What the task requires ::
Which lines below hold the word "this"? Report each one.

(Entries with chart source code)
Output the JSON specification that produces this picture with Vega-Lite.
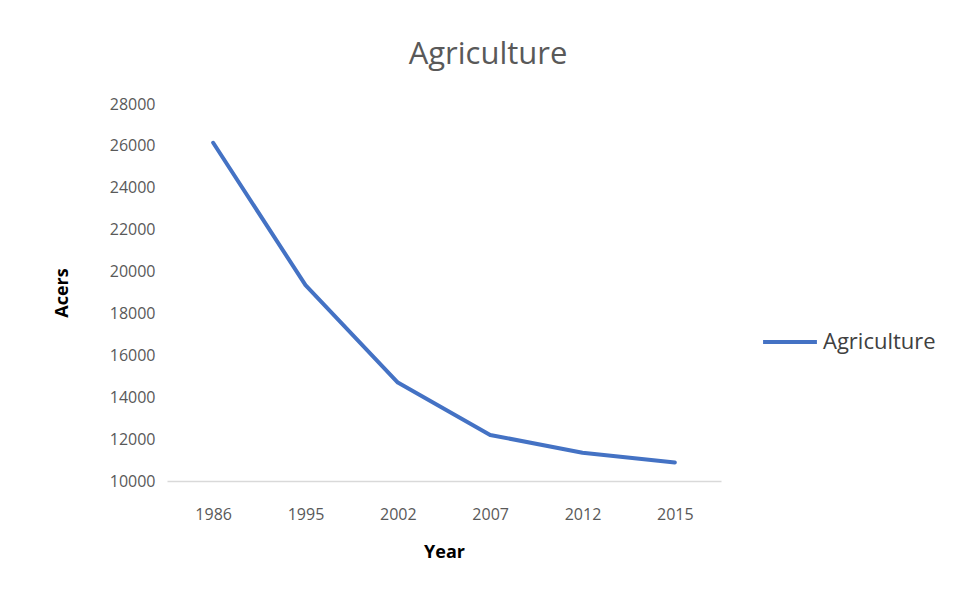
{
  "$schema": "https://vega.github.io/schema/vega-lite/v6.json",
  "width": 554,
  "height": 377,
  "autosize": {"type": "none"},
  "padding": {"left": 167, "top": 104, "right": 235, "bottom": 116},
  "background": "white",
  "title": {
    "text": "Agriculture",
    "font": "Open Sans",
    "fontSize": 31,
    "fontWeight": "normal",
    "color": "#595959",
    "anchor": "middle",
    "frame": "group",
    "dx": 44,
    "offset": 25
  },
  "data": {
    "values": [
      {"Year": "1986", "Acers": 26150, "Series": "Agriculture"},
      {"Year": "1995", "Acers": 19350, "Series": "Agriculture"},
      {"Year": "2002", "Acers": 14700, "Series": "Agriculture"},
      {"Year": "2007", "Acers": 12200, "Series": "Agriculture"},
      {"Year": "2012", "Acers": 11350, "Series": "Agriculture"},
      {"Year": "2015", "Acers": 10880, "Series": "Agriculture"}
    ]
  },
  "mark": {"type": "line", "strokeWidth": 4, "strokeCap": "round", "strokeJoin": "round"},
  "encoding": {
    "x": {
      "field": "Year",
      "type": "ordinal",
      "sort": null,
      "axis": {
        "title": "Year",
        "labelAngle": 0,
        "labelFont": "Open Sans",
        "labelFontSize": 16,
        "labelColor": "#595959",
        "labelPadding": 25,
        "ticks": false,
        "domainColor": "#d9d9d9",
        "domainWidth": 1.5,
        "titleFont": "Open Sans",
        "titleFontSize": 18,
        "titleFontWeight": "bold",
        "titleColor": "#000000",
        "titlePadding": 21
      }
    },
    "y": {
      "field": "Acers",
      "type": "quantitative",
      "scale": {"domain": [10000, 28000], "nice": false, "zero": false},
      "axis": {
        "title": "Acers",
        "values": [10000, 12000, 14000, 16000, 18000, 20000, 22000, 24000, 26000, 28000],
        "format": "d",
        "labelFont": "Open Sans",
        "labelFontSize": 16,
        "labelColor": "#595959",
        "labelPadding": 12,
        "ticks": false,
        "domain": false,
        "grid": false,
        "titleFont": "Open Sans",
        "titleFontSize": 18,
        "titleFontWeight": "bold",
        "titleColor": "#000000",
        "titlePadding": 38
      }
    },
    "color": {
      "field": "Series",
      "type": "nominal",
      "scale": {"range": ["#4472C4"]},
      "legend": {
        "title": null,
        "orient": "none",
        "legendX": 594,
        "legendY": 209,
        "symbolType": "stroke",
        "symbolSize": 2900,
        "symbolStrokeWidth": 4,
        "labelFont": "Open Sans",
        "labelFontSize": 22,
        "labelColor": "#404040",
        "labelOffset": 4
      }
    }
  },
  "config": {"view": {"stroke": null}}
}
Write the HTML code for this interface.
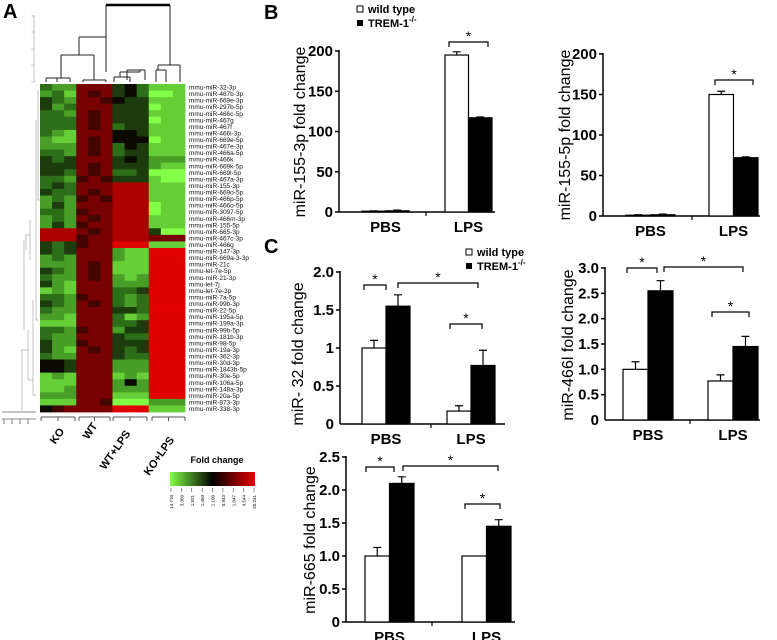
<!DOCTYPE html>
<html><head><meta charset="utf-8">
<style>
html,body{margin:0;padding:0;background:#fff;}
svg{display:block;font-family:"Liberation Sans",Arial,sans-serif;}
.tk{font-size:15px;font-weight:bold;}
.yl{font-size:16px;}
.xl{font-size:15px;font-weight:bold;}
.lg{font-size:11px;font-weight:bold;}
.pl{font-size:20px;font-weight:bold;}
.rl{font-size:6.5px;}
</style></head>
<body>
<svg id="fig" width="777" height="640" viewBox="0 0 777 640">
<text class="pl" x="3" y="18">A</text>
<text class="pl" x="264" y="19">B</text>
<text class="pl" x="264" y="253">C</text>
<g id="heat"></g>
<g id="bars"></g>
</svg>
<script>
// ---------- Heatmap data ----------
const heatRows = ["mmu-miR-32-3p","mmu-miR-467b-3p","mmu-miR-669e-3p","mmu-miR-297b-5p","mmu-miR-466c-5p","mmu-miR-467g","mmu-miR-467f","mmu-miR-466i-3p","mmu-miR-669e-5p","mmu-miR-467e-3p","mmu-miR-466a-5p","mmu-miR-466k","mmu-miR-669k-5p","mmu-miR-669l-5p","mmu-miR-467a-3p","mmu-miR-155-3p","mmu-miR-669o-5p","mmu-miR-466p-5p","mmu-miR-466o-5p","mmu-miR-3097-5p","mmu-miR-466m-3p","mmu-miR-155-5p","mmu-miR-665-3p","mmu-miR-467c-3p","mmu-miR-466g","mmu-miR-147-3p","mmu-miR-669a-3-3p","mmu-miR-21c","mmu-let-7e-5p","mmu-miR-21-3p","mmu-let-7j","mmu-let-7e-3p","mmu-miR-7a-5p","mmu-miR-99b-3p","mmu-miR-22-5p","mmu-miR-195a-5p","mmu-miR-199a-3p","mmu-miR-99b-5p","mmu-miR-181b-3p","mmu-miR-98-5p","mmu-miR-19a-3p","mmu-miR-362-3p","mmu-miR-30d-3p","mmu-miR-1843b-5p","mmu-miR-30e-5p","mmu-miR-106a-5p","mmu-miR-148a-3p","mmu-miR-20a-5p","mmu-miR-873-3p","mmu-miR-338-3p"];
const heatGroups = ["KO","WT","WT+LPS","KO+LPS"];
const heatValues = ["322777453111","231767453001","432776544111","423777444011","332767444111","333767444011","333767344111","321777554111","211767555011","222767354111","332767344111","434777454222","444767444211","443767334000","332676444100","343777888111","433767888111","232676888111","242777888011","332677888011","232767888111","242677888111","888767888400","888677888777","434677999111","434777211999","232777211999","222767111999","432767111999","322767212999","421777222999","121777334999","332677323999","432767323999","322777443999","221777312999","111777334999","332677244999","322777433999","422677444999","421767434999","322777433999","554777222999","554777222999","121777121999","111777252999","112777222999","222777111999","111776000222","567777999111"];
const colorbarTicks = ["14.710","3.309","1.921","1.450","1.100","0.943","1.047","4.544","20.241"];

// ---------- Bar chart data ----------
const groups = ["PBS","LPS"];
const b1WT = [1, 195], b1KO = [1.5, 117], b1WTerr = [0.5, 4], b1KOerr = [0.8, 1];
const b2WT = [1, 150], b2KO = [1.5, 72], b2WTerr = [0.5, 4], b2KOerr = [0.8, 1];
const c1WT = [1.0, 0.17], c1KO = [1.55, 0.77], c1WTerr = [0.1, 0.07], c1KOerr = [0.15, 0.2];
const c2WT = [1.0, 0.77], c2KO = [2.55, 1.45], c2WTerr = [0.15, 0.12], c2KOerr = [0.2, 0.2];
const c3WT = [1.0, 1.0], c3KO = [2.1, 1.45], c3WTerr = [0.13, 0.0], c3KOerr = [0.1, 0.1];
const b1Ticks = ["0","50","100","150","200"], b1TickVals = [0,50,100,150,200];
const c1Ticks = ["0.5","1","1.5","2.0"], c1TickVals = [0.5,1,1.5,2.0];
const c2Ticks = ["0.5","1.0","1.5","2.0","2.5","3.0"], c2TickVals = [0.5,1,1.5,2,2.5,3];
const c3Ticks = ["0","0.5","1.0","1.5","2.0","2.5"], c3TickVals = [0,0.5,1,1.5,2,2.5];

const NS = "http://www.w3.org/2000/svg";
function mk(parent, tag, attrs, text){
  const e = document.createElementNS(NS, tag);
  for (const k in attrs) e.setAttribute(k, attrs[k]);
  if (text !== undefined) e.textContent = text;
  parent.appendChild(e);
  return e;
}
function heatColor(v){
  const stops = [[0,[130,255,70]],[3,[45,110,25]],[5,[12,10,0]],[7,[120,0,0]],[9,[225,0,0]]];
  for (let i=0;i<stops.length-1;i++){
    const [a,ca]=stops[i],[b,cb]=stops[i+1];
    if (v<=b){const t=(v-a)/(b-a);return "rgb("+ca.map((c,j)=>Math.round(c+(cb[j]-c)*t)).join(",")+")";}
  }
  return "rgb(225,0,0)";
}

// ---------- Heatmap ----------
const H = document.getElementById("heat");
const hx0 = 40, hx1 = 185, hy0 = 84, hy1 = 412;
const cw = (hx1-hx0)/12, rh = (hy1-hy0)/heatRows.length;
heatValues.forEach((row,r)=>{
  for (let c=0;c<12;c++){
    const cell = mk(H,"rect",{x:hx0+c*cw,y:hy0+r*rh,width:cw+0.4,height:rh+0.4,fill:heatColor(+row[c])});
    
    
  }
  const lab = mk(H,"text",{x:hx1+4,y:hy0+r*rh+rh-1,class:"rl",fill:"#111"},heatRows[r]);
  
  
});
// column dendrogram
const dend = mk(H,"path",{d:"M106 5H170M106 5V37M170 5V65M79 37H106M79 37V55M106 37V72M61 55H94M61 55V78M94 55V80M46 78H70M46 78V82M57 78V82M70 78V82M83 80H106M83 80V82M106 80V82M120 72H140M120 72V77M140 72V70M127 70H145M127 70V80M145 70V80M114 77H130M114 77V82M130 77V82M158 65H180M158 65V70M180 65V82M156 70H166M156 70V82M166 70V82",stroke:"#222","stroke-width":1,fill:"none"});


mk(dend.parentNode,"path",{d:"M106 5H170",stroke:"#000","stroke-width":2.5});
const dax = mk(H,"path",{d:"M34 15V82M31 16H34M31 32H34M31 49H34M31 65H34M31 82H34",stroke:"#999","stroke-width":0.6,fill:"none"});


const rd = mk(H,"path",{d:"M22 410V350H28M28 330V380H33M33 300V395H36M36 120V320H38M38 90V200H40M24 240V330M26 250V235H30M30 220V260",stroke:"#aaa","stroke-width":0.7,fill:"none"});


mk(H,"path",{d:"M2 412H36M2 419H36M4 419V424M12 419V424M20 419V424M28 419V424",stroke:"#666","stroke-width":0.8,fill:"none"});
const gx = [[41,75],[79,110],[113,147],[152,185]];
const gc = [[60,438],[93,433],[118,452],[162,458]];
heatGroups.forEach((g,i)=>{
  mk(H,"path",{d:`M${gx[i][0]} 417H${gx[i][1]}M${gx[i][0]} 417V421M${gx[i][1]} 417V421M${(gx[i][0]+gx[i][1])/2} 417V421`,stroke:"#555","stroke-width":1});
  const t = mk(H,"text",{x:gc[i][0],y:gc[i][1],"font-size":"11px","font-weight":"bold","text-anchor":"middle",transform:`rotate(-55 ${gc[i][0]} ${gc[i][1]})`},g);
  
  
});
const defs = mk(H,"defs",{});
const lgd = mk(defs,"linearGradient",{id:"cb",x1:"0",x2:"1",y1:"0",y2:"0"});
mk(lgd,"stop",{offset:"0",["stop-color"]:"rgb(130,255,70)"});
mk(lgd,"stop",{offset:"0.5",["stop-color"]:"rgb(0,0,0)"});
mk(lgd,"stop",{offset:"1",["stop-color"]:"rgb(230,0,0)"});
const cbar = mk(H,"rect",{x:170,y:472,width:85,height:14,fill:"url(#cb)"});


const cbt = mk(H,"text",{x:217,y:463,"font-size":"9px","font-weight":"bold","text-anchor":"middle"},"Fold change");


colorbarTicks.forEach((t,i)=>{
  const x = 171 + i*(83/(colorbarTicks.length-1));
  mk(H,"line",{x1:x,x2:x,y1:488,y2:492,stroke:"#444","stroke-width":0.6});
  const tt = mk(H,"text",{x:x+2,y:495,"font-size":"4.5px","text-anchor":"end",transform:`rotate(-90 ${x+2} 495)`},t);
  
  
});

// ---------- Bar charts ----------
const B = document.getElementById("bars");
function legend(x,y,name){
  const g = mk(B,"g",{});
  
  
  mk(g,"rect",{x:x,y:y-7,width:6,height:6,fill:"#fff",stroke:"#000","stroke-width":1});
  mk(g,"text",{x:x+11,y:y,class:"lg"},"wild type");
  mk(g,"rect",{x:x,y:y+7,width:6,height:6,fill:"#000"});
  const t = mk(g,"text",{x:x+11,y:y+14,class:"lg"},"TREM-1");
  mk(t,"tspan",{dy:-5,"font-size":"8px"},"-/-");
}
function chart(o){
  const g = mk(B,"g",{});
  
  
  const ys = v => o.y0 - (v - 0)*(o.y0 - o.yTop)/o.vmax;
  mk(g,"line",{x1:o.ax,x2:o.ax,y1:ys(o.vmax)-1,y2:o.y0,stroke:"#000","stroke-width":1.5});
  mk(g,"line",{x1:o.ax,x2:o.axEnd,y1:o.y0,y2:o.y0,stroke:"#000","stroke-width":1.5});
  mk(g,"line",{x1:o.mid,x2:o.mid,y1:o.y0,y2:o.y0+4,stroke:"#000","stroke-width":1.2});
  o.ticks.forEach((t,i)=>{
    const y = ys(o.tickVals[i]);
    mk(g,"line",{x1:o.ax-4,x2:o.ax,y1:y,y2:y,stroke:"#000","stroke-width":1.5});
    const tl = mk(g,"text",{x:o.ax-6,y:y+5,class:"tk","text-anchor":"end"},t);
    
    
  });
  if (o.zeroLabel){
    const tl = mk(g,"text",{x:o.ax-6,y:o.y0+5,class:"tk","text-anchor":"end"},"0");
    
    
  }
  const yl = mk(g,"text",{x:o.ylx,y:o.yly,class:"yl","text-anchor":"middle",transform:`rotate(-90 ${o.ylx} ${o.yly})`},o.ylabel);
  
  
  groups.forEach((gname,i)=>{
    const x = o.gx[i];
    const w = o.bw;
    [[o.wt,o.wtErr,"#fff",x],[o.ko,o.koErr,"#000",x+w]].forEach(([vals,errs,fill,bx],k)=>{
      const top = ys(vals[i]);
      const r = mk(g,"rect",{x:bx,y:top,width:w,height:o.y0-top,fill:fill,stroke:"#000","stroke-width":1.2});
      
      
      if (errs[i] > 0){
        const ey = ys(vals[i]+errs[i]);
        const cx = bx + w/2;
        mk(g,"path",{d:`M${cx} ${top}V${ey}M${cx-4} ${ey}H${cx+4}`,stroke:"#000","stroke-width":1.2,fill:"none"});
      }
    });
    const xl = mk(g,"text",{x:x+w,y:o.y0+20,class:"xl","text-anchor":"middle"},gname);
    
    
  });
  (o.brackets||[]).forEach(b=>{
    mk(g,"path",{d:`M${b[0]} ${b[2]+5}V${b[2]}H${b[1]}V${b[2]+5}`,stroke:"#000","stroke-width":1.2,fill:"none"});
    const s = mk(g,"text",{x:(b[0]+b[1])/2,y:b[2]-1,"font-size":"14px","text-anchor":"middle"},"*");
    
    
  });
}
legend(357,13,"legend-b");
legend(466,256,"legend-c");
chart({name:"chart-mir155-3p",ax:339,axEnd:495,mid:426,y0:212,yTop:51,vmax:200,ticks:b1Ticks,tickVals:b1TickVals,
  wt:b1WT,ko:b1KO,wtErr:b1WTerr,koErr:b1KOerr,gx:[362,445],bw:23.5,ylabel:"miR-155-3p fold change",ylx:305,yly:132,
  brackets:[[449,488,42]]});
chart({name:"chart-mir155-5p",ax:603,axEnd:760,mid:692,y0:216,yTop:54,vmax:200,ticks:b1Ticks,tickVals:b1TickVals,
  wt:b2WT,ko:b2KO,wtErr:b2WTerr,koErr:b2KOerr,gx:[626,709],bw:24.5,ylabel:"miR-155-5p fold change",ylx:570,yly:135,
  brackets:[[715,753,80]]});
chart({name:"chart-mir32",ax:340,axEnd:505,mid:431,y0:424,yTop:272,vmax:2.0,ticks:c1Ticks,tickVals:c1TickVals,zeroLabel:true,
  wt:c1WT,ko:c1KO,wtErr:c1WTerr,koErr:c1KOerr,gx:[362,447],bw:24,ylabel:"miR- 32 fold change",ylx:303,yly:354,
  brackets:[[364,386,285],[398,478,283],[450,482,324]]});
chart({name:"chart-mir466l",ax:605,axEnd:760,mid:690,y0:420,yTop:268,vmax:3.0,ticks:c2Ticks,tickVals:c2TickVals,zeroLabel:true,
  wt:c2WT,ko:c2KO,wtErr:c2WTerr,koErr:c2KOerr,gx:[623,708],bw:25,ylabel:"miR-466l fold change",ylx:573,yly:345,
  brackets:[[627,657,268],[664,743,267],[712,749,312]]});
chart({name:"chart-mir665",ax:346,axEnd:515,mid:432,y0:622,yTop:457,vmax:2.5,ticks:c3Ticks,tickVals:c3TickVals,
  wt:c3WT,ko:c3KO,wtErr:c3WTerr,koErr:c3KOerr,gx:[365,462],bw:24.5,ylabel:"miR-665 fold change",ylx:315,yly:540,
  brackets:[[366,394,467],[403,498,466],[465,500,504]]});
</script>
</body></html>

Solution below ::
Output the JSON specification that produces this picture with Vega-Lite.
Write the HTML code for this interface.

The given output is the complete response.